--- Supplied information ---

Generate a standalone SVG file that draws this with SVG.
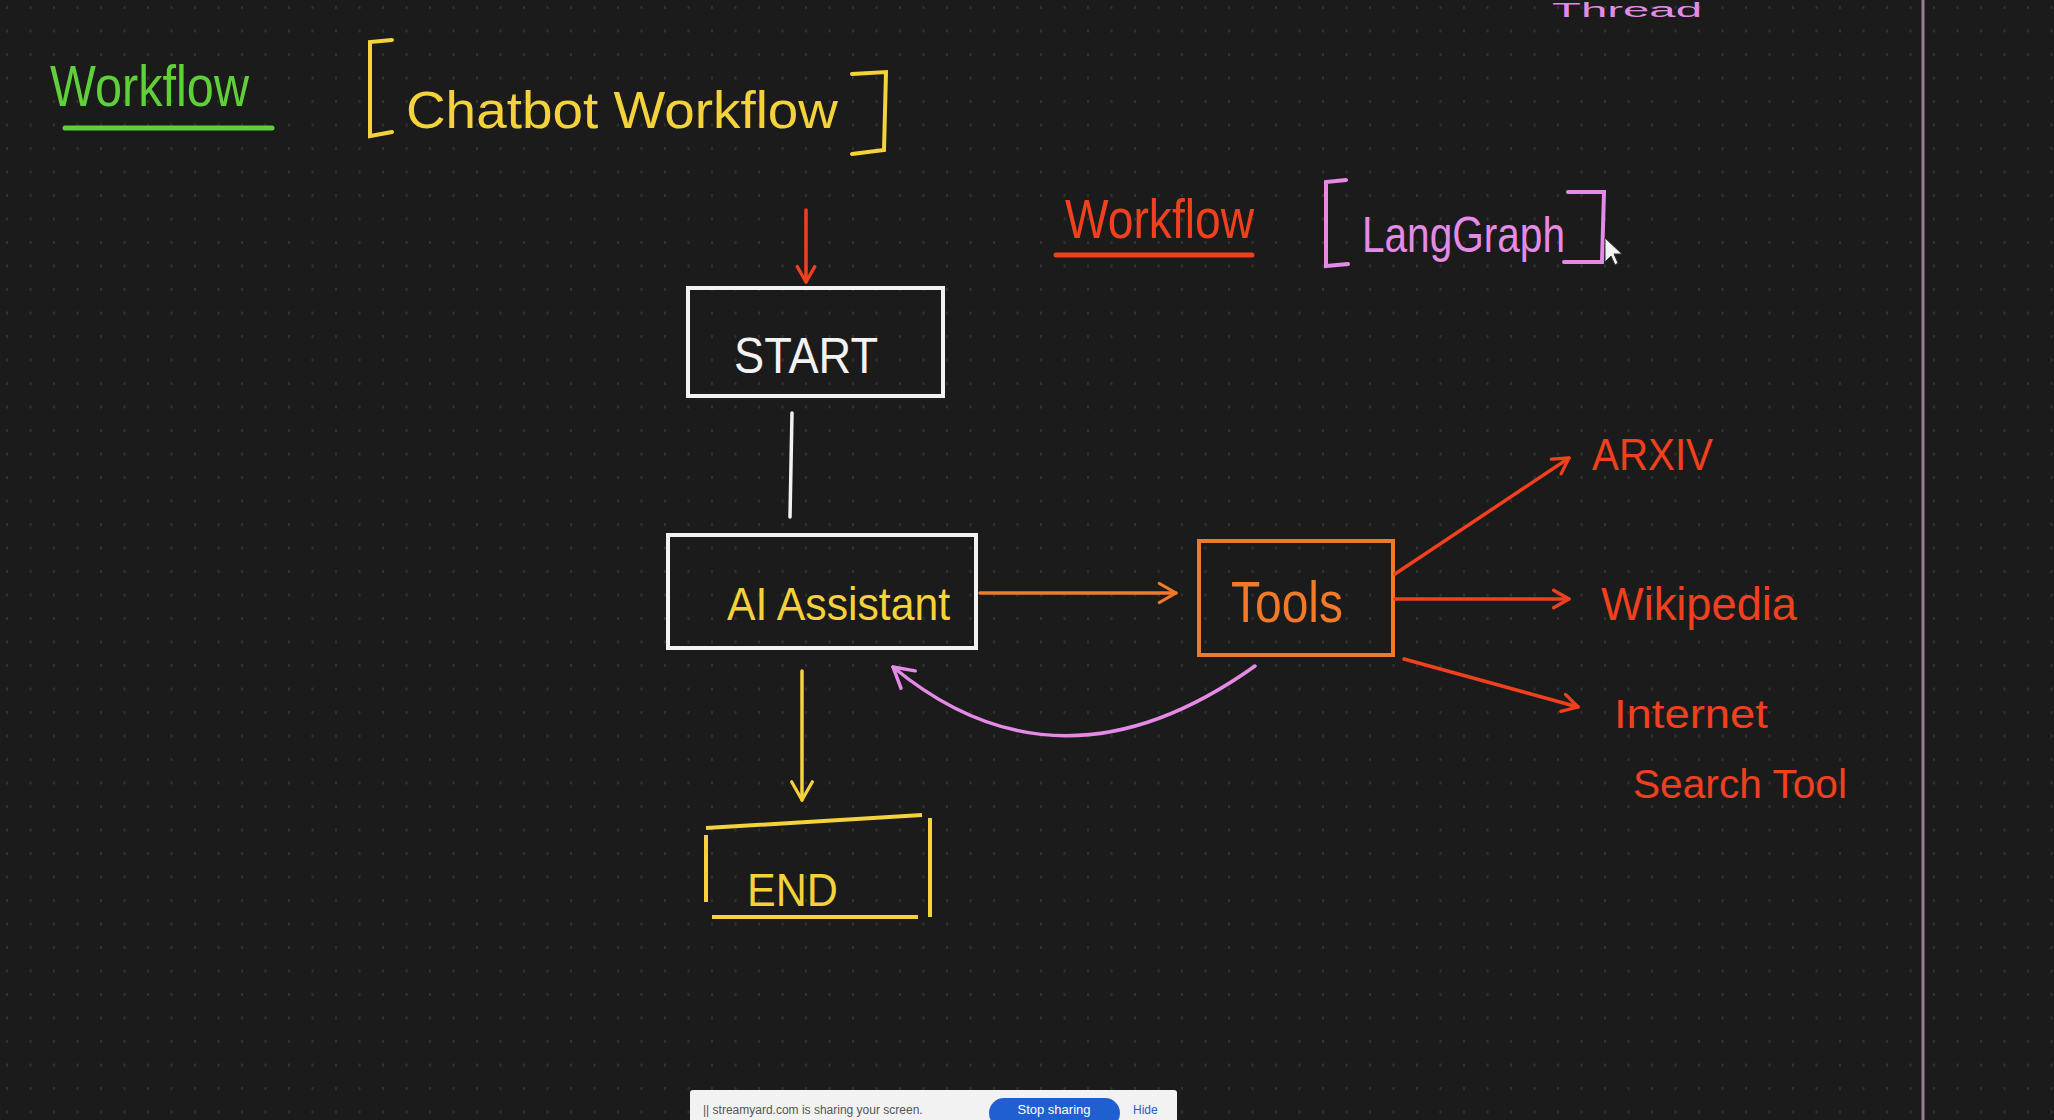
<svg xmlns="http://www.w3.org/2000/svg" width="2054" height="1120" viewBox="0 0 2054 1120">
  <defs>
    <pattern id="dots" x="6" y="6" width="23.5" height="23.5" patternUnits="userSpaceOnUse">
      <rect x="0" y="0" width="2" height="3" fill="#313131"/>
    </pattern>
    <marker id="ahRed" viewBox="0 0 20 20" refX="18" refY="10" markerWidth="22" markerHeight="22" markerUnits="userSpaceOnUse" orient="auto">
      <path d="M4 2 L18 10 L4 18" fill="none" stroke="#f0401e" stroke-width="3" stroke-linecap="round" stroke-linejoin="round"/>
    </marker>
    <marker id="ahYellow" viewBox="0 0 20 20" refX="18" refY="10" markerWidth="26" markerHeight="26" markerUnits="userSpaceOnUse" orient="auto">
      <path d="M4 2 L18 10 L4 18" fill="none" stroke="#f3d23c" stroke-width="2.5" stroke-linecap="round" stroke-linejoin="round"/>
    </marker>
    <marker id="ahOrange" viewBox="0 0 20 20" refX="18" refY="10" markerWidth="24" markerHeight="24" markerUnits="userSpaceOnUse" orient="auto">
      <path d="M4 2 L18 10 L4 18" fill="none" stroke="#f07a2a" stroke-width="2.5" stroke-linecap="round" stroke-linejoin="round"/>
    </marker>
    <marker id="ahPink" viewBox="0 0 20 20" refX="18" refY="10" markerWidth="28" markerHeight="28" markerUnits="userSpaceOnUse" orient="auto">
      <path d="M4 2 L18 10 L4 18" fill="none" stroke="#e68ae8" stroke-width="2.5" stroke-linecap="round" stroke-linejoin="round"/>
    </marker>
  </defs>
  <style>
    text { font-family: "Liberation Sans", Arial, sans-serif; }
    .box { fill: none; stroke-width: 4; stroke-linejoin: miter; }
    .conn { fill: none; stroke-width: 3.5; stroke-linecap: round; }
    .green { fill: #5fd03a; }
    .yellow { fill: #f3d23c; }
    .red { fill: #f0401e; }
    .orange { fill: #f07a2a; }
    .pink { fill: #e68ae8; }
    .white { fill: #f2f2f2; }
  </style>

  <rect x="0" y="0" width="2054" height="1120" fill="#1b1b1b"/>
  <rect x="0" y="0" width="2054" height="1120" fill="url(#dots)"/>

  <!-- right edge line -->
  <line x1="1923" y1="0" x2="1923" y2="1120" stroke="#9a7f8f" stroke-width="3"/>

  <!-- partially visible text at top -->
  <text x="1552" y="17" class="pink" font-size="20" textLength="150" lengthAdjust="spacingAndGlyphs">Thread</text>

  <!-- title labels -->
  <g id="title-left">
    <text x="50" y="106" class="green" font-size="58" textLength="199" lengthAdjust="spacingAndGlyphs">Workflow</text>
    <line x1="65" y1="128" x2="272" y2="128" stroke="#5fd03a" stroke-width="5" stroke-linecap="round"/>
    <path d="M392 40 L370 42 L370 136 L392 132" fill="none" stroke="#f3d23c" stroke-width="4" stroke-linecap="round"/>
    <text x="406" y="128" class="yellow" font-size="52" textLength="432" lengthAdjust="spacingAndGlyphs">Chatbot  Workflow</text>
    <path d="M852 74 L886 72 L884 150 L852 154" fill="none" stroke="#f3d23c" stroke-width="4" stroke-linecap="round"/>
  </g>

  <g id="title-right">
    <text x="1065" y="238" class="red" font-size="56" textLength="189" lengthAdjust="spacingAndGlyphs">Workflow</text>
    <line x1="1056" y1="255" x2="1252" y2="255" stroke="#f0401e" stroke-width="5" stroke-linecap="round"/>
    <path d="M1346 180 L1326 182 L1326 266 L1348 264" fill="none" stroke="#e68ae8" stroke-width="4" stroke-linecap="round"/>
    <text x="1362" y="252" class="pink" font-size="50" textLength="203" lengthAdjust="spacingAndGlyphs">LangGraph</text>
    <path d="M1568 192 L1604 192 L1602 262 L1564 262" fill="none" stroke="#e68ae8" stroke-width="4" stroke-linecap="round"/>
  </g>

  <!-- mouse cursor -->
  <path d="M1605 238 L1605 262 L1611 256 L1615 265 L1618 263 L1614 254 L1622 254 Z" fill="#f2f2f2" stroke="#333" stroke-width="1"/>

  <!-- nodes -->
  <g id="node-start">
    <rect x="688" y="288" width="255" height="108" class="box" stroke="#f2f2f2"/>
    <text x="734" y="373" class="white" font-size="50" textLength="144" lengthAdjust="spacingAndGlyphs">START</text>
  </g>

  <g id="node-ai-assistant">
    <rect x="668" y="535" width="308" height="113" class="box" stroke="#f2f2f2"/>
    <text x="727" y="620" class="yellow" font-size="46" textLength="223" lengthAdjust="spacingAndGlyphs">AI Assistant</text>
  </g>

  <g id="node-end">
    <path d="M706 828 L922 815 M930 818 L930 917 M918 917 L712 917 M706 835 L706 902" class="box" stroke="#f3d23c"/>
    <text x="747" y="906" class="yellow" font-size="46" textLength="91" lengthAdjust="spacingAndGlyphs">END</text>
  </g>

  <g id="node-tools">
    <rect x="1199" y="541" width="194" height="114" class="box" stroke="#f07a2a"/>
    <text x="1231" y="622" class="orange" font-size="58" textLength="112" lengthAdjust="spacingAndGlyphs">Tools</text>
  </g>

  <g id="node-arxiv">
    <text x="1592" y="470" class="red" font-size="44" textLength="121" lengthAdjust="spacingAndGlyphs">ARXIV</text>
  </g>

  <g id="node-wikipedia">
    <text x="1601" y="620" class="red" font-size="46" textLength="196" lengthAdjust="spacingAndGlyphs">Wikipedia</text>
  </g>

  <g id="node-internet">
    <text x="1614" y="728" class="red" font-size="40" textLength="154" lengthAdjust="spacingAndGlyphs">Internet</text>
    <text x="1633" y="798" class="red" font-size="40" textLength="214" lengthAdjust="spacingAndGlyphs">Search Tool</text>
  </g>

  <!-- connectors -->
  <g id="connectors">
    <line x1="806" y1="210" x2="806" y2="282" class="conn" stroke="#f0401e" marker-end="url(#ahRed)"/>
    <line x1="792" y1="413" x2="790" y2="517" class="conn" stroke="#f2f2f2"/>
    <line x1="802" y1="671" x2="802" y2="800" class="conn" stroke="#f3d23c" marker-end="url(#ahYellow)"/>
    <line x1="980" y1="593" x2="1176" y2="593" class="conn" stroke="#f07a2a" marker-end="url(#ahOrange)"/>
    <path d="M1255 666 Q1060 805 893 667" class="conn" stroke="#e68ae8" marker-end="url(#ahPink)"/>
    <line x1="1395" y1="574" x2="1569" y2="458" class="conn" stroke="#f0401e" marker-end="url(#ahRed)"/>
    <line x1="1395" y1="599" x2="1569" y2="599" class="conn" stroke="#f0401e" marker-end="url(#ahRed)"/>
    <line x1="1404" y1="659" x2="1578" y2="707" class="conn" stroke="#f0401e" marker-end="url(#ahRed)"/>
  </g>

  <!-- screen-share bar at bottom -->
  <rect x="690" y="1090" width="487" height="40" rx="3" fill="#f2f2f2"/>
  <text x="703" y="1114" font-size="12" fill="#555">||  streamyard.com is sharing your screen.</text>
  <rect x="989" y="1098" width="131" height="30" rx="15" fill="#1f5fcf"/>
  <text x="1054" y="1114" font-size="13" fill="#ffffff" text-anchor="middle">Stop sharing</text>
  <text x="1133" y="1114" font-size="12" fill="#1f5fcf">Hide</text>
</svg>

---

*Your goal*:
Copy out the whole listing exactly, and don't carry over any pictures.

*Output for this exercise*:
Generate a standalone SVG file that draws this with SVG.
<svg xmlns="http://www.w3.org/2000/svg" width="2054" height="1120" viewBox="0 0 2054 1120">
  <defs>
    <pattern id="dots" x="6" y="6" width="23.5" height="23.5" patternUnits="userSpaceOnUse">
      <rect x="0" y="0" width="2" height="3" fill="#313131"/>
    </pattern>
    <marker id="ahRed" viewBox="0 0 20 20" refX="18" refY="10" markerWidth="22" markerHeight="22" markerUnits="userSpaceOnUse" orient="auto">
      <path d="M4 2 L18 10 L4 18" fill="none" stroke="#f0401e" stroke-width="3" stroke-linecap="round" stroke-linejoin="round"/>
    </marker>
    <marker id="ahYellow" viewBox="0 0 20 20" refX="18" refY="10" markerWidth="26" markerHeight="26" markerUnits="userSpaceOnUse" orient="auto">
      <path d="M4 2 L18 10 L4 18" fill="none" stroke="#f3d23c" stroke-width="2.5" stroke-linecap="round" stroke-linejoin="round"/>
    </marker>
    <marker id="ahOrange" viewBox="0 0 20 20" refX="18" refY="10" markerWidth="24" markerHeight="24" markerUnits="userSpaceOnUse" orient="auto">
      <path d="M4 2 L18 10 L4 18" fill="none" stroke="#f07a2a" stroke-width="2.5" stroke-linecap="round" stroke-linejoin="round"/>
    </marker>
    <marker id="ahPink" viewBox="0 0 20 20" refX="18" refY="10" markerWidth="28" markerHeight="28" markerUnits="userSpaceOnUse" orient="auto">
      <path d="M4 2 L18 10 L4 18" fill="none" stroke="#e68ae8" stroke-width="2.5" stroke-linecap="round" stroke-linejoin="round"/>
    </marker>
  </defs>
  <style>
    text { font-family: "Liberation Sans", Arial, sans-serif; }
    .box { fill: none; stroke-width: 4; stroke-linejoin: miter; }
    .conn { fill: none; stroke-width: 3.5; stroke-linecap: round; }
    .green { fill: #5fd03a; }
    .yellow { fill: #f3d23c; }
    .red { fill: #f0401e; }
    .orange { fill: #f07a2a; }
    .pink { fill: #e68ae8; }
    .white { fill: #f2f2f2; }
  </style>

  <rect x="0" y="0" width="2054" height="1120" fill="#1b1b1b"/>
  <rect x="0" y="0" width="2054" height="1120" fill="url(#dots)"/>

  <!-- right edge line -->
  <line x1="1923" y1="0" x2="1923" y2="1120" stroke="#9a7f8f" stroke-width="3"/>

  <!-- partially visible text at top -->
  <text x="1552" y="17" class="pink" font-size="20" textLength="150" lengthAdjust="spacingAndGlyphs">Thread</text>

  <!-- title labels -->
  <g id="title-left">
    <text x="50" y="106" class="green" font-size="58" textLength="199" lengthAdjust="spacingAndGlyphs">Workflow</text>
    <line x1="65" y1="128" x2="272" y2="128" stroke="#5fd03a" stroke-width="5" stroke-linecap="round"/>
    <path d="M392 40 L370 42 L370 136 L392 132" fill="none" stroke="#f3d23c" stroke-width="4" stroke-linecap="round"/>
    <text x="406" y="128" class="yellow" font-size="52" textLength="432" lengthAdjust="spacingAndGlyphs">Chatbot  Workflow</text>
    <path d="M852 74 L886 72 L884 150 L852 154" fill="none" stroke="#f3d23c" stroke-width="4" stroke-linecap="round"/>
  </g>

  <g id="title-right">
    <text x="1065" y="238" class="red" font-size="56" textLength="189" lengthAdjust="spacingAndGlyphs">Workflow</text>
    <line x1="1056" y1="255" x2="1252" y2="255" stroke="#f0401e" stroke-width="5" stroke-linecap="round"/>
    <path d="M1346 180 L1326 182 L1326 266 L1348 264" fill="none" stroke="#e68ae8" stroke-width="4" stroke-linecap="round"/>
    <text x="1362" y="252" class="pink" font-size="50" textLength="203" lengthAdjust="spacingAndGlyphs">LangGraph</text>
    <path d="M1568 192 L1604 192 L1602 262 L1564 262" fill="none" stroke="#e68ae8" stroke-width="4" stroke-linecap="round"/>
  </g>

  <!-- mouse cursor -->
  <path d="M1605 238 L1605 262 L1611 256 L1615 265 L1618 263 L1614 254 L1622 254 Z" fill="#f2f2f2" stroke="#333" stroke-width="1"/>

  <!-- nodes -->
  <g id="node-start">
    <rect x="688" y="288" width="255" height="108" class="box" stroke="#f2f2f2"/>
    <text x="734" y="373" class="white" font-size="50" textLength="144" lengthAdjust="spacingAndGlyphs">START</text>
  </g>

  <g id="node-ai-assistant">
    <rect x="668" y="535" width="308" height="113" class="box" stroke="#f2f2f2"/>
    <text x="727" y="620" class="yellow" font-size="46" textLength="223" lengthAdjust="spacingAndGlyphs">AI Assistant</text>
  </g>

  <g id="node-end">
    <path d="M706 828 L922 815 M930 818 L930 917 M918 917 L712 917 M706 835 L706 902" class="box" stroke="#f3d23c"/>
    <text x="747" y="906" class="yellow" font-size="46" textLength="91" lengthAdjust="spacingAndGlyphs">END</text>
  </g>

  <g id="node-tools">
    <rect x="1199" y="541" width="194" height="114" class="box" stroke="#f07a2a"/>
    <text x="1231" y="622" class="orange" font-size="58" textLength="112" lengthAdjust="spacingAndGlyphs">Tools</text>
  </g>

  <g id="node-arxiv">
    <text x="1592" y="470" class="red" font-size="44" textLength="121" lengthAdjust="spacingAndGlyphs">ARXIV</text>
  </g>

  <g id="node-wikipedia">
    <text x="1601" y="620" class="red" font-size="46" textLength="196" lengthAdjust="spacingAndGlyphs">Wikipedia</text>
  </g>

  <g id="node-internet">
    <text x="1614" y="728" class="red" font-size="40" textLength="154" lengthAdjust="spacingAndGlyphs">Internet</text>
    <text x="1633" y="798" class="red" font-size="40" textLength="214" lengthAdjust="spacingAndGlyphs">Search Tool</text>
  </g>

  <!-- connectors -->
  <g id="connectors">
    <line x1="806" y1="210" x2="806" y2="282" class="conn" stroke="#f0401e" marker-end="url(#ahRed)"/>
    <line x1="792" y1="413" x2="790" y2="517" class="conn" stroke="#f2f2f2"/>
    <line x1="802" y1="671" x2="802" y2="800" class="conn" stroke="#f3d23c" marker-end="url(#ahYellow)"/>
    <line x1="980" y1="593" x2="1176" y2="593" class="conn" stroke="#f07a2a" marker-end="url(#ahOrange)"/>
    <path d="M1255 666 Q1060 805 893 667" class="conn" stroke="#e68ae8" marker-end="url(#ahPink)"/>
    <line x1="1395" y1="574" x2="1569" y2="458" class="conn" stroke="#f0401e" marker-end="url(#ahRed)"/>
    <line x1="1395" y1="599" x2="1569" y2="599" class="conn" stroke="#f0401e" marker-end="url(#ahRed)"/>
    <line x1="1404" y1="659" x2="1578" y2="707" class="conn" stroke="#f0401e" marker-end="url(#ahRed)"/>
  </g>

  <!-- screen-share bar at bottom -->
  <rect x="690" y="1090" width="487" height="40" rx="3" fill="#f2f2f2"/>
  <text x="703" y="1114" font-size="12" fill="#555">||  streamyard.com is sharing your screen.</text>
  <rect x="989" y="1098" width="131" height="30" rx="15" fill="#1f5fcf"/>
  <text x="1054" y="1114" font-size="13" fill="#ffffff" text-anchor="middle">Stop sharing</text>
  <text x="1133" y="1114" font-size="12" fill="#1f5fcf">Hide</text>
</svg>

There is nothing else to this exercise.